» The UNESCO Science Report finds a new public on Wikipedia
05.09.2017 - Natural Sciences Sector

The UNESCO Science Report finds a new public on Wikipedia

John Cummings, CC-BY-SA 4.0, Google search results in 2017 for Wikipedia articles from the UNESCO Science Report

A staggering 500 million people worldwide visit Wikipedia each month, according to John Cummings, who has been Wikimedian in Residence at UNESCO for the past three years. There are currently 354 Wikipedia pages which use text from UNESCO publications. In June 2017, these pages were viewed over 3.2 million times.

Since January this year, a growing amount of information and data from the latest UNESCO Science Report (2015) has been added to this online encyclopedia. ‘UNESCO has been working with the Wikimedia Foundation to extend the report’s reach to the general public’, explains Editor-in-Chief Susan Schneegans. ‘Since the report tracks the level of support for science, technology and innovation worldwide from different social, economic, political and environmental perspectives, it provides information that can appeal to a wide audience’, she says.
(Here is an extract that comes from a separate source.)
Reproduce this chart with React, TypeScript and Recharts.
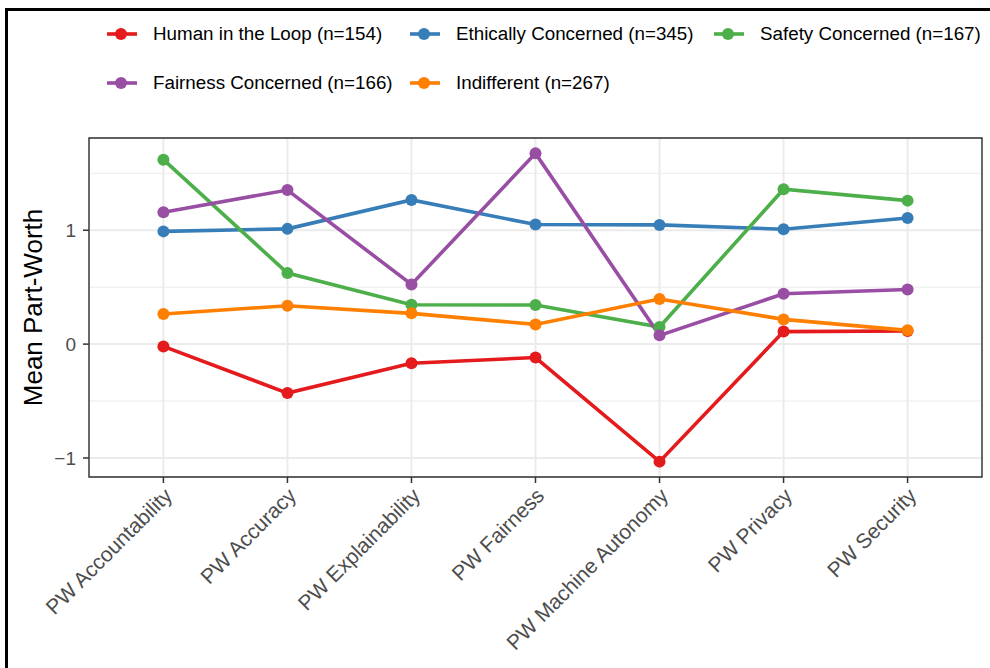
import { CartesianGrid, Line, LineChart, ReferenceArea, XAxis, YAxis } from "recharts";

const categories = [
  "PW Accountability",
  "PW Accuracy",
  "PW Explainability",
  "PW Fairness",
  "PW Machine Autonomy",
  "PW Privacy",
  "PW Security",
];

const humanInLoop = [-0.02, -0.43, -0.168, -0.118, -1.032, 0.11, 0.115];
const ethicallyConcerned = [0.99, 1.012, 1.266, 1.05, 1.047, 1.009, 1.108];
const safetyConcerned = [1.62, 0.624, 0.346, 0.343, 0.15, 1.36, 1.26];
const fairnessConcerned = [1.158, 1.353, 0.524, 1.675, 0.077, 0.442, 0.48];
const indifferent = [0.265, 0.337, 0.27, 0.173, 0.396, 0.217, 0.121];

const yTicks = [-1, 0, 1];
const yMinorTicks = [-0.5, 0.5, 1.5];
const yDomain: [number, number] = [-1.167, 1.81];
const xDomain: [number, number] = [-0.6, 6.6];

type Series = { key: string; label: string; color: string; values: number[] };

// drawing order follows the factor order in the original
const series: Series[] = [
  { key: "human", label: "Human in the Loop (n=154)", color: "#E41A1C", values: humanInLoop },
  { key: "ethical", label: "Ethically Concerned (n=345)", color: "#377EB8", values: ethicallyConcerned },
  { key: "safety", label: "Safety Concerned (n=167)", color: "#4DAF4A", values: safetyConcerned },
  { key: "fairness", label: "Fairness Concerned (n=166)", color: "#984EA3", values: fairnessConcerned },
  { key: "indifferent", label: "Indifferent (n=267)", color: "#FF7F00", values: indifferent },
];

const data = categories.map((name, idx) => {
  const row: Record<string, number | string> = { idx, name };
  series.forEach((s) => {
    row[s.key] = s.values[idx];
  });
  return row;
});

const FONT = '"Liberation Sans", Arial, Helvetica, sans-serif';

const formatY = (v: number) => (v < 0 ? `\u2212${Math.abs(v)}` : `${v}`);

const XTick = (props: any) => {
  const { x, y, payload } = props;
  const bx = x + 10;
  const by = y + 12;
  return (
    <text
      x={bx}
      y={by}
      transform={`rotate(-45 ${bx} ${by})`}
      textAnchor="end"
      fontSize={21}
      fontFamily={FONT}
      fill="#4d4d4d"
    >
      {categories[payload.value]}
    </text>
  );
};

const YTitle = (props: any) => {
  const vb = props.viewBox || { y: 138, height: 339 };
  const cx = 33;
  const cy = vb.y + vb.height / 2;
  return (
    <text
      x={cx}
      y={cy}
      transform={`rotate(-90 ${cx} ${cy})`}
      textAnchor="middle"
      dominantBaseline="central"
      fontSize={26}
      fontFamily={FONT}
      fill="#000"
    >
      Mean Part-Worth
    </text>
  );
};

function LegendBox() {
  return (
    <div
      style={{
        position: "absolute",
        left: 107,
        top: 22,
        display: "grid",
        gridTemplateColumns: "303px 304px auto",
        rowGap: 25,
        fontFamily: FONT,
        fontSize: 18.8,
        color: "#000",
      }}
    >
      {series.map((s) => (
        <div key={s.key} style={{ display: "flex", alignItems: "center", height: 24 }}>
          <svg width={30} height={24} style={{ marginRight: 16, flex: "none" }}>
            <line x1={0} y1={12} x2={30} y2={12} stroke={s.color} strokeWidth={3.6} />
            <circle cx={14} cy={12} r={6} fill={s.color} />
          </svg>
          <span style={{ whiteSpace: "nowrap" }}>{s.label}</span>
        </div>
      ))}
    </div>
  );
}

export default function App() {
  return (
    <div
      style={{
        position: "absolute",
        left: 0,
        top: 0,
        width: 990,
        height: 668,
        overflow: "hidden",
        background: "#fff",
      }}
    >
      <div
        style={{
          position: "absolute",
          left: 5,
          top: 8,
          width: 1100,
          height: 800,
          borderTop: "3px solid #000",
          borderLeft: "3px solid #000",
        }}
      />
      <LegendBox />
      <div style={{ position: "absolute", left: 0, top: 0 }}>
        <LineChart width={990} height={668} data={data} margin={{ top: 138, right: 8, left: 0, bottom: 0 }}>
          <CartesianGrid
            vertical={false}
            horizontalValues={yMinorTicks}
            stroke="#ebebeb"
            strokeWidth={1}
          />
          <CartesianGrid stroke="#ebebeb" strokeWidth={2} />
          <XAxis
            type="number"
            dataKey="idx"
            domain={xDomain}
            ticks={[0, 1, 2, 3, 4, 5, 6]}
            interval={0}
            allowDataOverflow
            height={191}
            axisLine={false}
            tickSize={6}
            tickMargin={2}
            tickLine={{ stroke: "#333", strokeWidth: 1.5 }}
            tick={<XTick />}
          />
          <YAxis
            type="number"
            domain={yDomain}
            ticks={yTicks}
            allowDataOverflow
            width={89}
            axisLine={false}
            tickSize={6}
            tickMargin={7}
            tickLine={{ stroke: "#333", strokeWidth: 1.5 }}
            tickFormatter={formatY}
            tick={{ fontSize: 19, fill: "#4d4d4d", fontFamily: FONT }}
            label={<YTitle />}
          />
          {series.map((s) => (
            <Line
              key={`line-${s.key}`}
              type="linear"
              dataKey={s.key}
              stroke={s.color}
              strokeWidth={3.6}
              dot={false}
              activeDot={false}
              isAnimationActive={false}
            />
          ))}
          {series.map((s) => (
            <Line
              key={`pt-${s.key}`}
              type="linear"
              dataKey={s.key}
              stroke="none"
              strokeWidth={0}
              dot={{ r: 6, fill: s.color, stroke: s.color, strokeWidth: 0 }}
              activeDot={false}
              isAnimationActive={false}
            />
          ))}
          <ReferenceArea
            x1={xDomain[0]}
            x2={xDomain[1]}
            y1={yDomain[0]}
            y2={yDomain[1]}
            fill="none"
            stroke="#333"
            strokeWidth={1.4}
            ifOverflow="visible"
          />
        </LineChart>
      </div>
    </div>
  );
}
As yet, few Wikipedia articles describe trends in the governance of science and technology in developing countries, so remedying this oversight has been an initial priority of the project. Material from the report has been added, for example, on science and technology in Armenia, Brazil, Benin, Burkina Faso, Cambodia, Cabo Verde, the five Central Asian republics (Kazakhstan, Kyrgyzstan, Tajikistan, Turkmenistan and Uzbekistan), Jordan, Morocco, the Pacific Islands, United Republic of Tanzania, Uganda and Zimbabwe.

Articles have also been added to Wikipedia on a variety of topics covered by the report, including south–south cooperation in science, scientific mobility, higher education in Afghanistan, the West Africa Institute, the Gaborone Declaration for Sustainability in Africa, innovation in Malaysia and the European Union’s scientific cooperation with third countries. In parallel, existing Wikipedia articles have been improved through the addition of information and data from the report, such as those on women in science and on science policy in the United States of America. Each of these articles links to the full report on the report portal.

Twenty-seven pages have been created, so far, and a further 27 existing pages have been enriched. ‘The newly created and improved pages are being very widely read on Wikipedia, collectively receiving 500,000 page views per month, on average’, says John Cummings. ‘The great majority of articles appear as the first result in Google searches. This is particularly true for the enriched articles, since these have already established a following among visitors to Wikipedia over time.’

John Cummings puts this work in perspective. ‘Over the past 16 years, the English-language Wikipedia has grown to 5.4 million articles’, he says, ‘but it is estimated that 105 million articles are needed for Wikipedia to cover all notable subjects, which at the current rate would take around 150 years!’

It is planned to add more articles from the UNESCO Science Report to Wikipedia over the coming months. As the report profiles 140 countries and provides data on trends in research for as many as 189 countries, there is great potential for adding or enriching more ‘science and technology’ pages. Hundreds of graphics from the report are also being gradually added to Wikimedia Commons. UNESCO is hoping to enlist United Nations volunteers to translate these pages from English into other languages, as part of its outreach strategy. Initially, the focus will be on French and Russian, as the full report also exists in these languages. The report should also be available soon in Arabic and Chinese.

The Wikipedia project has been made possible by UNESCO’s policy of placing its recent publications under a Creative Commons Attribution Share-Alike license. These publications are stored in the central UNESDOC repository. The Creative Commons Share Alike (CC-BY-SA) license entitles internauts to use text from any UNESCO publication that carries this logo on its legal page, as in the case of the UNESCO Science Report.

Other articles have been created on Wikipedia using other UNESCO reports, including The United Nations World Water Development Report 2016 and Rethinking Education: towards a Global Common Good? Pages are also being created using the descriptions on UNESCO’s portal of biosphere reserves established by countries through UNESCO’s Man and the Biosphere Programme.